Congratulations on your recent Creative Writing MFA in Fiction from North Carolina State University, as well as your even more recent graduation from the Clarion West Writers Workshop. Can you tell us a little bit about your writing process and what inspired “Loneliness is in Your Blood”?
The funny thing is, “Loneliness is in Your Blood” didn’t come out of my typical writing process. My writing process usually involves thinking up large concepts. I start with an idea and then I obsess over it until it is too big to write. Then, because I’ve overwhelmed myself, I pick something small, some small germ of the idea, and then I write about that. I am usually not satisfied with that, so I write more parts of the idea, linking them with the larger overarching concept. Because of this, I tend to write linked stories. This often means my short stories feel incomplete and so they eventually turn into parts of a larger work. I worked on a novel in stories at N.C. State and so when I went to Clarion West I decided I wanted to do something different, write something small and focused, not connected to anything I’d written. I remembered a story from when I was a little kid about sukunya, a creature that lived off the blood of children and took off its skin at night. That story frightened me as a child, but now I was just curious. I asked myself, what if we are wrong about this creature? What if there was a deeper story there? I obsessed about it for a few days and then the story came to me.
The second person narrative can be effective for a horror story, but difficult to do well. Why did you choose to tell this story from a second person point of view?
I wanted people to feel connected to the sukunya, to empathize with a being that is often demonized. I had some ideas about her: that her origins are a mystery to herself, and that she is driven by both a will to live beyond the human world and the desire to be a part of humanity. Somewhere along the way she got trapped in a vicious cycle of loneliness and decay, one she is helpless to get out of. When I watch horror movies about “evil” creatures, I always wonder about how the world seems to them. Is it evil that motivates them to hurt people, or is it psychology and fate? Maybe if we were them, we’d understand. I feel that second person gets closest to the understanding of the other as equally worthy of empathy.

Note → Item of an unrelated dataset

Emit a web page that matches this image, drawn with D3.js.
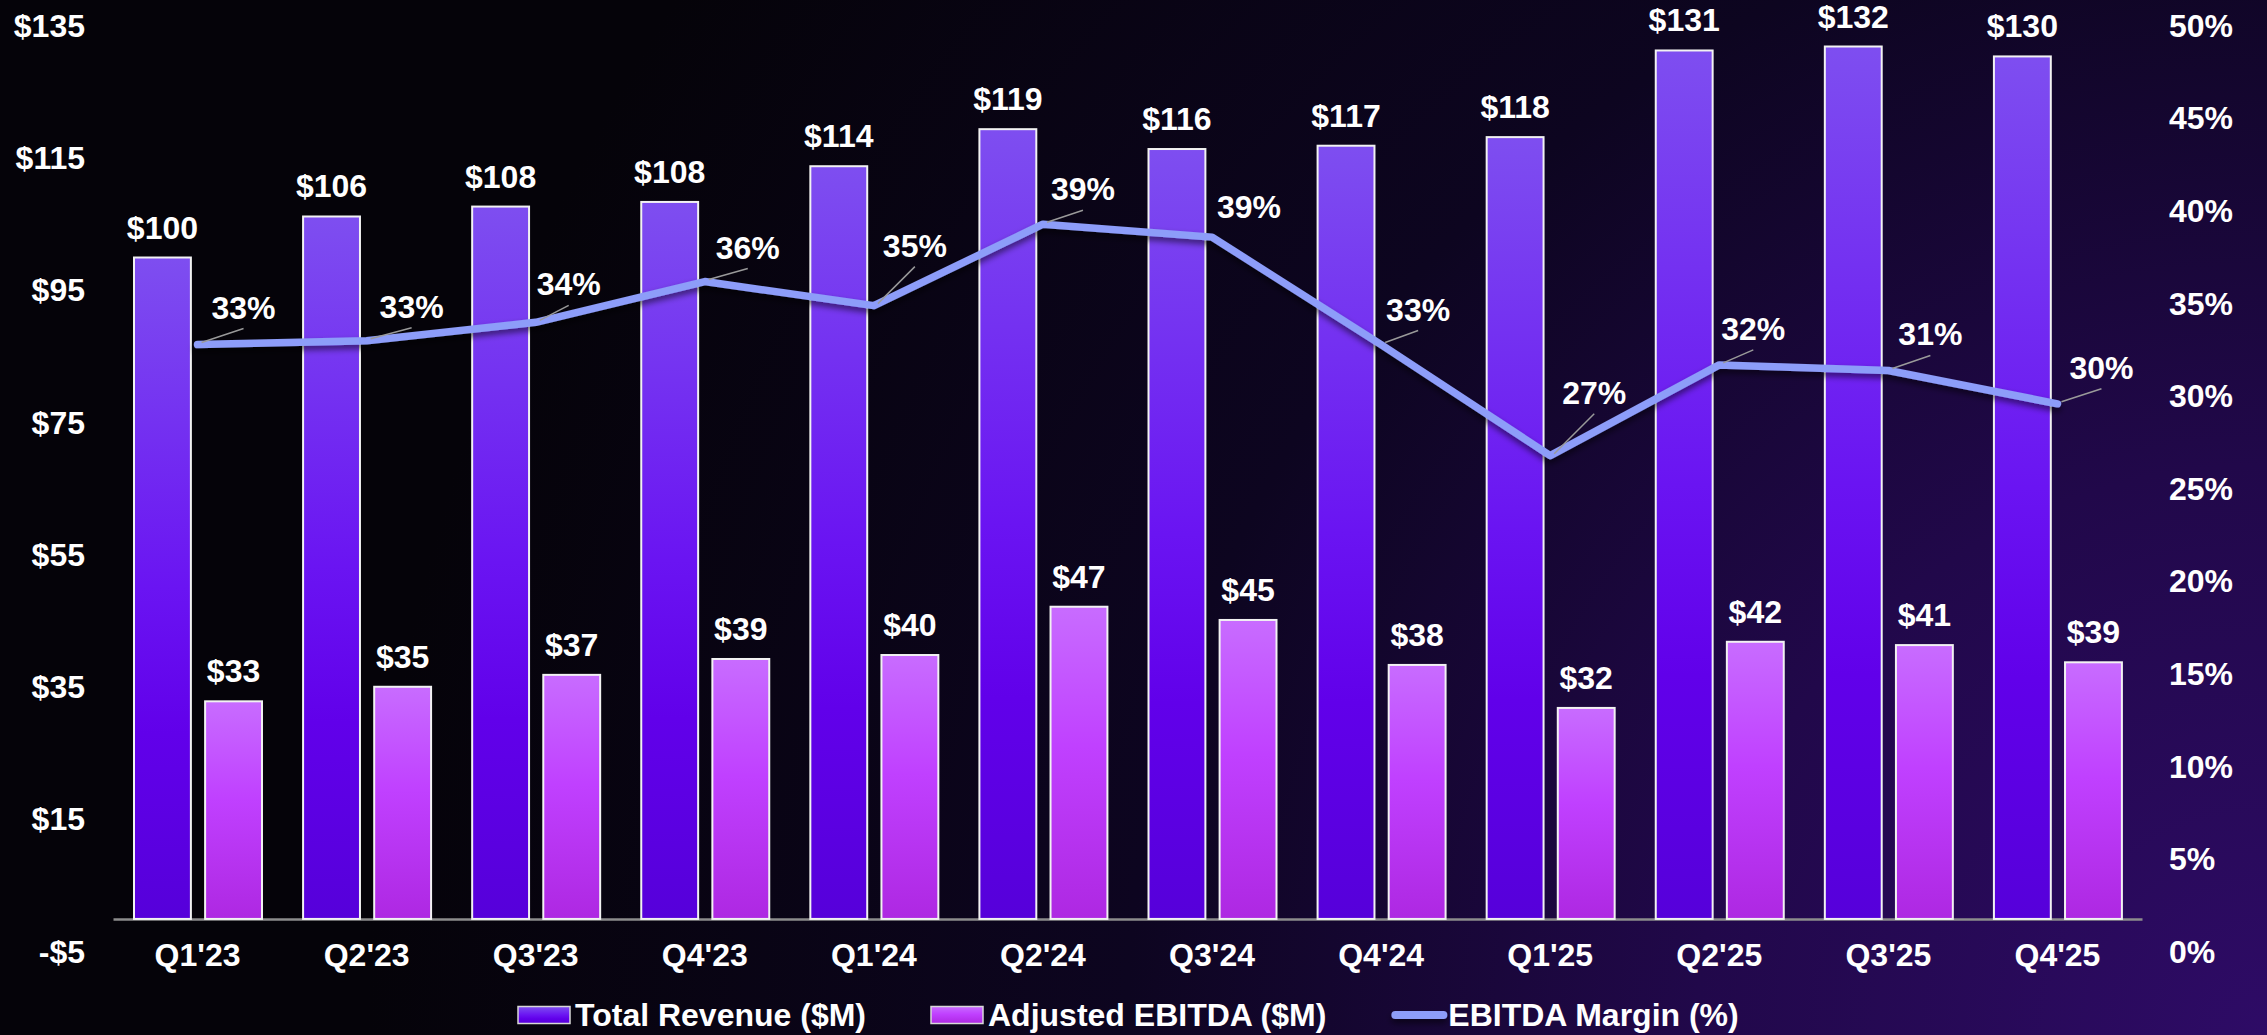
<!DOCTYPE html>
<html>
<head>
<meta charset="utf-8">
<script src="https://cdn.jsdelivr.net/npm/d3@7"></script>
<style>
  html, body { margin: 0; padding: 0; background: #050309; overflow: hidden; }
  svg { display: block; }
  text { font-family: "Liberation Sans", Arial, sans-serif; font-weight: bold; fill: #fff; }
</style>
</head>
<body>
<svg id="chart" width="2267" height="1035"></svg>
<script>
// data
const categories = ["Q1'23", "Q2'23", "Q3'23", "Q4'23", "Q1'24", "Q2'24", "Q3'24", "Q4'24", "Q1'25", "Q2'25", "Q3'25", "Q4'25"];
const totalRevenue = [100.0, 106.2, 107.7, 108.4, 113.8, 119.4, 116.4, 116.9, 118.2, 131.3, 131.9, 130.4];
const adjustedEbitda = [32.9, 35.1, 36.9, 39.3, 39.9, 47.2, 45.2, 38.4, 31.9, 41.9, 41.4, 38.8];
const ebitdaMargin = [32.8, 33.0, 34.0, 36.2, 34.9, 39.3, 38.6, 32.8, 26.8, 31.7, 31.4, 29.6];
const leftTicks = [-5, 15, 35, 55, 75, 95, 115, 135];
const rightTicks = [0, 5, 10, 15, 20, 25, 30, 35, 40, 45, 50];
const legendLabels = ['Total Revenue ($M)', 'Adjusted EBITDA ($M)', 'EBITDA Margin (%)'];

// where each margin label sits relative to its point (dx, dy, leader?)
const marginLabelOffsets = [
  [46, -37, true], [45, -34, true], [33, -38, true], [43, -34, true],
  [41, -60, true], [40, -35, true], [37, -30, false], [37, -35, true],
  [44, -63, true], [34, -36, true], [42, -36, true], [44, -36, true]
];

const W = 2267, H = 1035;
const plot = {left: 113, right: 2142, top: 26, bottom: 952};

const svg = d3.select('#chart');
const defs = svg.append('defs');

// background glow from the lower right
const bg = defs.append('radialGradient').attr('id', 'bg')
  .attr('gradientUnits', 'userSpaceOnUse')
  .attr('cx', W).attr('cy', H).attr('r', 1900);
bg.append('stop').attr('offset', 0).attr('stop-color', '#2e0b66');
bg.append('stop').attr('offset', 0.3).attr('stop-color', '#21084a');
bg.append('stop').attr('offset', 0.6).attr('stop-color', '#0d0520');
bg.append('stop').attr('offset', 1).attr('stop-color', '#050309');

const revGrad = defs.append('linearGradient').attr('id', 'revGrad')
  .attr('x1', 0).attr('y1', 0).attr('x2', 0).attr('y2', 1);
revGrad.append('stop').attr('offset', 0).attr('stop-color', '#7e4ef0');
revGrad.append('stop').attr('offset', 0.5).attr('stop-color', '#6a14f2');
revGrad.append('stop').attr('offset', 0.72).attr('stop-color', '#6100ea');
revGrad.append('stop').attr('offset', 1).attr('stop-color', '#5600da');

const ebGrad = defs.append('linearGradient').attr('id', 'ebGrad')
  .attr('x1', 0).attr('y1', 0).attr('x2', 0).attr('y2', 1);
ebGrad.append('stop').attr('offset', 0).attr('stop-color', '#c86cff');
ebGrad.append('stop').attr('offset', 0.45).attr('stop-color', '#c040ff');
ebGrad.append('stop').attr('offset', 1).attr('stop-color', '#ae28e2');

// user space so a flat line still gets its shadow
const shadow = defs.append('filter').attr('id', 'shadow')
  .attr('filterUnits', 'userSpaceOnUse')
  .attr('x', 0).attr('y', 0).attr('width', W).attr('height', H);
shadow.append('feDropShadow').attr('dx', 0).attr('dy', 4).attr('stdDeviation', 3)
  .attr('flood-color', '#000').attr('flood-opacity', 0.55);

svg.append('rect').attr('width', W).attr('height', H).attr('fill', 'url(#bg)');

// scales
const x0 = d3.scaleBand().domain(categories).range([plot.left, plot.right]).padding(0);
const x1 = d3.scaleBand().domain(['rev', 'eb']).range([21, 149]).paddingInner(0.2);
const yLeft = d3.scaleLinear().domain([-5, 135]).range([plot.bottom, plot.top]);
const yRight = d3.scaleLinear().domain([0, 50]).range([plot.bottom, plot.top]);

const fontSize = 32;

// axes
const leftAxis = svg.append('g')
  .attr('transform', 'translate(85,0)')
  .call(d3.axisLeft(yLeft).tickValues(leftTicks).tickSize(0).tickPadding(0)
    .tickFormat(v => (v < 0 ? '-$' : '$') + Math.abs(v)));

const rightAxis = svg.append('g')
  .attr('transform', 'translate(2169,0)')
  .call(d3.axisRight(yRight).tickValues(rightTicks).tickSize(0).tickPadding(0)
    .tickFormat(v => v + '%'));

const bottomAxis = svg.append('g')
  .attr('transform', `translate(0,${yLeft(0)})`)
  .call(d3.axisBottom(x0).tickSize(0).tickSizeOuter(0).tickPadding(24));

[leftAxis, rightAxis, bottomAxis].forEach(g => {
  g.selectAll('text')
    .attr('fill', '#fff')
    .style('font-family', '"Liberation Sans", Arial, sans-serif')
    .style('font-weight', 'bold')
    .style('font-size', fontSize + 'px');
});
leftAxis.select('.domain').remove();
rightAxis.select('.domain').remove();
bottomAxis.select('.domain').attr('stroke', '#8c8c8c').attr('stroke-width', 2.5);

// bars
const groups = svg.append('g').attr('id', 'bars')
  .selectAll('g')
  .data(categories.map((c, i) => ({c, rev: totalRevenue[i], eb: adjustedEbitda[i]})))
  .join('g')
  .attr('transform', d => `translate(${x0(d.c)},0)`);

groups.append('rect')
  .attr('x', x1('rev'))
  .attr('y', d => yLeft(d.rev))
  .attr('width', x1.bandwidth())
  .attr('height', d => yLeft(0) - yLeft(d.rev))
  .attr('fill', 'url(#revGrad)')
  .attr('stroke', '#f2f2f2').attr('stroke-width', 2);

groups.append('rect')
  .attr('x', x1('eb'))
  .attr('y', d => yLeft(d.eb))
  .attr('width', x1.bandwidth())
  .attr('height', d => yLeft(0) - yLeft(d.eb))
  .attr('fill', 'url(#ebGrad)')
  .attr('stroke', '#f2f2f2').attr('stroke-width', 2);

groups.append('text')
  .attr('x', x1('rev') + x1.bandwidth() / 2)
  .attr('y', d => yLeft(d.rev) - 19)
  .attr('text-anchor', 'middle')
  .attr('font-size', fontSize)
  .text(d => '$' + Math.round(d.rev));

groups.append('text')
  .attr('x', x1('eb') + x1.bandwidth() / 2)
  .attr('y', d => yLeft(d.eb) - 19)
  .attr('text-anchor', 'middle')
  .attr('font-size', fontSize)
  .text(d => '$' + Math.round(d.eb));

// margin line
const cx = c => x0(c) + x0.bandwidth() / 2;
const pts = categories.map((c, i) => ({c, v: ebitdaMargin[i], off: marginLabelOffsets[i]}));

svg.append('path')
  .datum(pts)
  .attr('fill', 'none')
  .attr('stroke', '#8d9df9')
  .attr('stroke-width', 7.5)
  .attr('stroke-linejoin', 'round')
  .attr('stroke-linecap', 'round')
  .attr('filter', 'url(#shadow)')
  .attr('d', d3.line().x(d => cx(d.c)).y(d => yRight(d.v)));

const mLabels = svg.append('g').attr('id', 'margin-labels');
mLabels.selectAll('line')
  .data(pts.filter(d => d.off[2]))
  .join('line')
  .attr('x1', d => cx(d.c) + 4)
  .attr('y1', d => yRight(d.v) - 2)
  .attr('x2', d => cx(d.c) + d.off[0])
  .attr('y2', d => yRight(d.v) + d.off[1] + 21)
  .attr('stroke', '#9a9a9a')
  .attr('stroke-width', 1.5);

mLabels.selectAll('text')
  .data(pts)
  .join('text')
  .attr('x', d => cx(d.c) + d.off[0])
  .attr('y', d => yRight(d.v) + d.off[1] + 11)
  .attr('text-anchor', 'middle')
  .attr('font-size', fontSize)
  .text(d => Math.round(d.v) + '%');

// legend
const legend = svg.append('g').attr('id', 'legend');
let lx = 518;
const ly = 1015;
legendLabels.forEach((label, i) => {
  if (i < 2) {
    legend.append('rect')
      .attr('x', lx).attr('y', ly - 8.5)
      .attr('width', 52).attr('height', 17)
      .attr('fill', i === 0 ? 'url(#revGrad)' : 'url(#ebGrad)')
      .attr('stroke', '#d8d8d8').attr('stroke-width', 1.5);
  } else {
    legend.append('line')
      .attr('x1', lx + 4).attr('x2', lx + 52)
      .attr('y1', ly).attr('y2', ly)
      .attr('stroke', '#8d9df9').attr('stroke-width', 8)
      .attr('stroke-linecap', 'round')
      .attr('filter', 'url(#shadow)');
  }
  const t = legend.append('text')
    .attr('x', lx + 57)
    .attr('y', ly + 11)
    .attr('font-size', fontSize)
    .text(label);
  lx += 57 + t.node().getComputedTextLength() + 65;
});
</script>
</body>
</html>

A wangla lady is a terrifying character out of Caribbean folklore. What kind of research was required in order to do this story justice? Was there anything about this story that was particularly difficult to write?
I borrowed heavily from what I heard as a child. This is something that a lot of children hear about growing up, always with slight differences depending on who you talked to. This made me feel like I could borrow from that oral history. I researched the other names for the being (I’d only heard of sukunya) and some of the variations on the story, but I always knew that I wanted to add my own imagination to the myth. So I did. What was difficult was figuring out how to make the details I imagined feel deeply personal, and not distantly threatening like the stories I heard growing up. That wasn’t easy.

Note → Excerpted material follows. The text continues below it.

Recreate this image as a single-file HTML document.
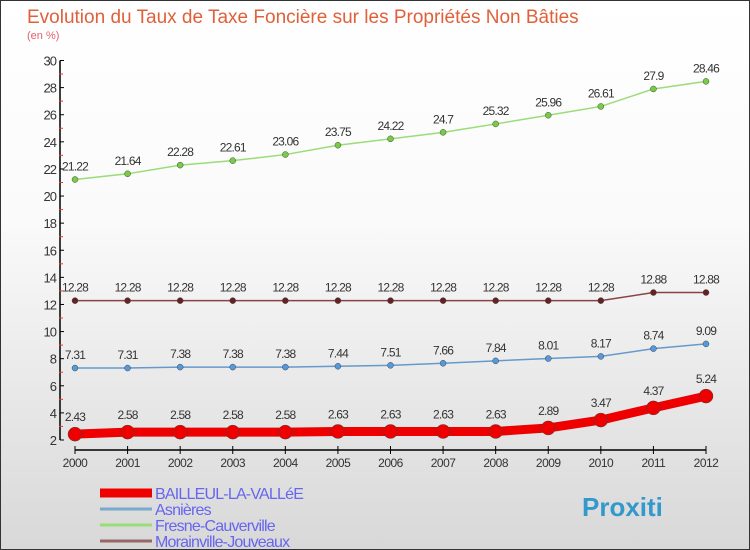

I’ve read that you are working on a science-fiction novel set in the near-future Virgin Islands. What draws you to the Caribbean as a setting for your fiction?
I grew up in the Caribbean. My family is from the Caribbean. It is home for me. It will always feel like home. I find that even in memory I know it more intimately than anywhere else I’ve been. I’m also just really interested in the Caribbean as a place: its complicated relationship with colonialism, its unique relationship with race, its particular prejudices, its variation. I mostly write about the Virgin Islands because it is what I know, but I have family from all over the Caribbean, so I feel connected to those places as well. When I write about other places, I often bring that Caribbean perspective to those locales. For me, a Caribbean perspective feels just as objective as a perspective from anywhere else. Why not look at the world through my natural eyes?
I found the old heg to be incredibly sympathetic by the end of the story. Despite having her physiological needs met, she was unable to satisfy her need for love and belonging, which led to terrible loneliness. Is this theme—the need to belong in order to achieve happiness—important to you? What are the themes you tend to explore in your writing?
I would say it is important, though it is more the desire/search for something that shows up most often in my stories. It isn’t always love or belonging. Sometimes it is a search for purpose, or the answer to an important question. Sometimes it is an ideal my character is trying to create or maintain. My characters are often trapped in cycles, trying to find their way out through their own efforts. Sometimes they fail. Sometimes they find something else that satisfies them. Rarely do they achieve or find the thing itself. I guess that is all a bit vague, but it is a common theme in my stories. My characters often have the same obsessive quality that I have, just applied differently.
Is there anything else you’d like to share about this story? What’s next for you?
No, I just hope people enjoy it. I always loved reading stories that reimagined myths and folklore, so it was a pleasure to write one of my own. As for what’s next for me: maybe finishing this novel? I’ve been struggling with it for quite a while. It would be great to get to the end of it. I’d also like to write more stand-alone stories. Right now I’m revising stories from my MFA and Clarion West. Hopefully some of them will find their way out into the world someday soon.